How many composite colors does CGA have?

In 640-pixel high-resolution mode there are 16 distinct four-pixel patterns, producing about 16 composite artifact colors. With more elaborate dot patterns (the basis of the 'CGA in 1024 colors' trick) many more shades are possible, because a pixel's color depends on its neighbors within a color-carrier cycle.

Are composite artifact colors part of the CGA palette?

Not in the usual sense. They are not RGBI colors a programmer selects directly; they emerge when CGA's digital pixels are encoded into an analog NTSC signal and decoded by a TV. Many of them don't exist among the 16 RGBI colors at all.

CGA composite colors

On a composite TV, CGA shows colors that aren't in its 16-color palette at all — artifact colors created by the NTSC signal. Below are the 16 high-resolution artifact colors with exact hex codes, decoded from the real composite signal (not sampled from RGBI, the way most references get it wrong). Click any swatch to copy.

The 16 high-resolution artifact colors

These come from the 16 possible four-pixel on/off patterns in 640×200 mode, decoded at the default monitor calibration (white pixels on black). The label shows the pixel pattern that produces each color.

These are computed, not copied. The swatches above are generated in your browser by actually decoding the composite signal with a faithful port of reenigne's chroma-multiplexer algorithm — the same model DOSBox uses. Black and white land exactly on #000000 and #FFFFFF; the other 14 are genuine artifact hues outside the RGBI palette. The method and sources are on the accuracy page.

Why these colors exist

CGA's pixel clock is 14.31818 MHz — exactly four times the NTSC color subcarrier of 3.579545 MHz. Because of that 4:1 ratio, a horizontal pattern of pixels looks to a TV like a color subcarrier: the pattern's phase sets the hue, its amplitude sets the saturation, and its average level sets the brightness. So a repeating dot pattern is a color — one a TV displays even though no single pixel has that color.

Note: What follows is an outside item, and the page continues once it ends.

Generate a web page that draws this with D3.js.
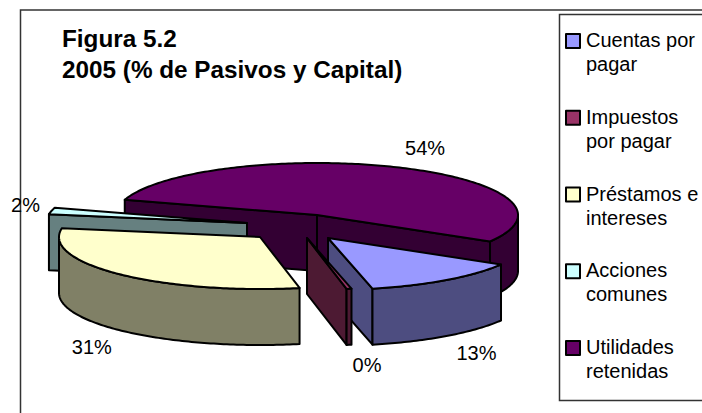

This is why the same CGA game looked so different on an RGB monitor versus a composite TV, and why some games were authored specifically for composite. The colors here are the high-resolution case; the medium-resolution 320×200 mode and clever per-scanline tricks (the "CGA in 1024 colors" technique) expand the count dramatically, because a pixel's apparent color depends on its neighbors.

Crucially, these values depend on the monitor's hue/saturation calibration — adjust those knobs and the whole wheel rotates. The set above is the conventional default.

See them in action

Put any image through composite and compare it to RGB on the CGA composite simulator, or convert and download with the image converter (set the monitor to "NTSC composite"). For the sharp RGB palette instead, see the CGA palette, and for the full theory read how CGA color works.

Frequently asked

Why do most "composite CGA" tools look wrong?: They sample the 16 RGBI colors directly instead of modeling the NTSC signal. That can't produce the real artifact hues, because those colors come from the dot pattern across neighboring pixels, not from any single pixel's RGBI value.
Can I get different artifact colors?: Yes — they shift with the palette, the dithering pattern, and the monitor's hue/saturation. The values here are the standard high-res set at default calibration; the simulator lets you vary all of it.
Is this the same as the 1024-color mode?: Related but not identical. The 1024-color technique uses carefully chosen character patterns and per-scanline tricks to pack far more distinct dot patterns — and therefore far more colors — into the same signal.